Wohninseln. Einen Raum weiter bedecken Hussen das Mobiliar, bedruckt mit dem Muster des Bodens, der auf diese Art körper- und gleichzeitig geisterhaft in den Raum tritt. In einer Art Möbel-Mimikry. Natürlich mit eingebautem Stadler-Störfaktor: Stellenweise sind die Muster verzerrt, verschwommen. „Als würden sie sich gerade zu einem klaren Bild konfigurieren. Wie man es etwas von Google Earth kennt“, erkärt Stadler. „Fantom“ heißen die Textilentwürfe, die in verschiedenen Phänotypen in den Räumen auftauchen, oder eher verschwinden.

Auch Uhren sind Momenteinfänger wie Robert Stadler: Im Geymüllerschlössel sind längst keine Menschen, dafür schon lange 160 Altwiener Uhren zu Hause. Manche ähneln jenen, die Stadler aus seinem eigenem Repertoire dazugehängt hat. Zumindest im Prinzip. Es sind Bilder, die auch die Zeit anzeigen. Bei den älteren sind es gemalte Landschaften. Bei Stadler digitalisierte Porno-Queens. „24 h Linda“ und „24 h Tanya“ heißen die Uhren, die man auch erst einmal lesen lernen muss: Das Auge ist der Minutenzeiger, das Muttermal zeigt die Stunde an.

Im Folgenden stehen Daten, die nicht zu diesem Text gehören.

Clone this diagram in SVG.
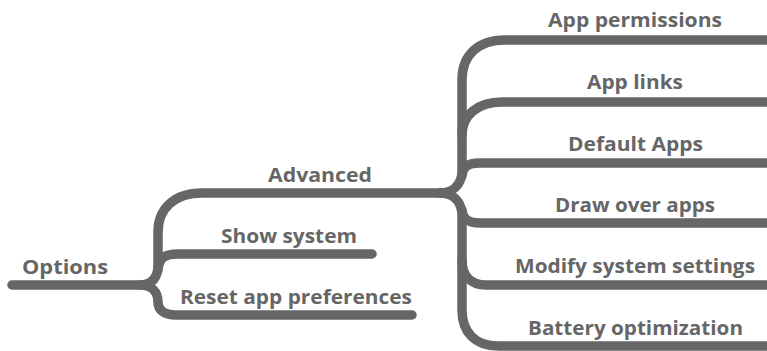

Einen Raum weiter stellt Stadler den Biedermeiermöbeln neue Entwürfe gegenüber: simple Sitzgelegenheiten, wie sie formal im ländlichen Raum vom Stall bis in die Stube üblich waren. Universell, multifunktional, flexibel und leicht, so könnte man den Hocker „Aymeric“ sowie die Sitzbänke „Cora“ und „Dora“ aus Aluminumwaben charakterisieren. Aber auch als Prinzipien der Wohnkultur der Biedermeierzeit. Schließlich wurden damals die Wohninseln erfunden, die sich je nach Nutzung immer neu konfigurieren lassen. Eine Idee, die gerade heute wieder von Designern und Möbelherstellern bemüht und forciert wird. 

Tipp

MAK-Design-Salon #03: „Robert Stadler. Back in 5 min.“, Momente des Dazwischen in der MAK-Expositur Geymüllerschlössel. Noch bis zum 30. November 2014, jeden Samstag und Sonntag 14 bis 18 Uhr.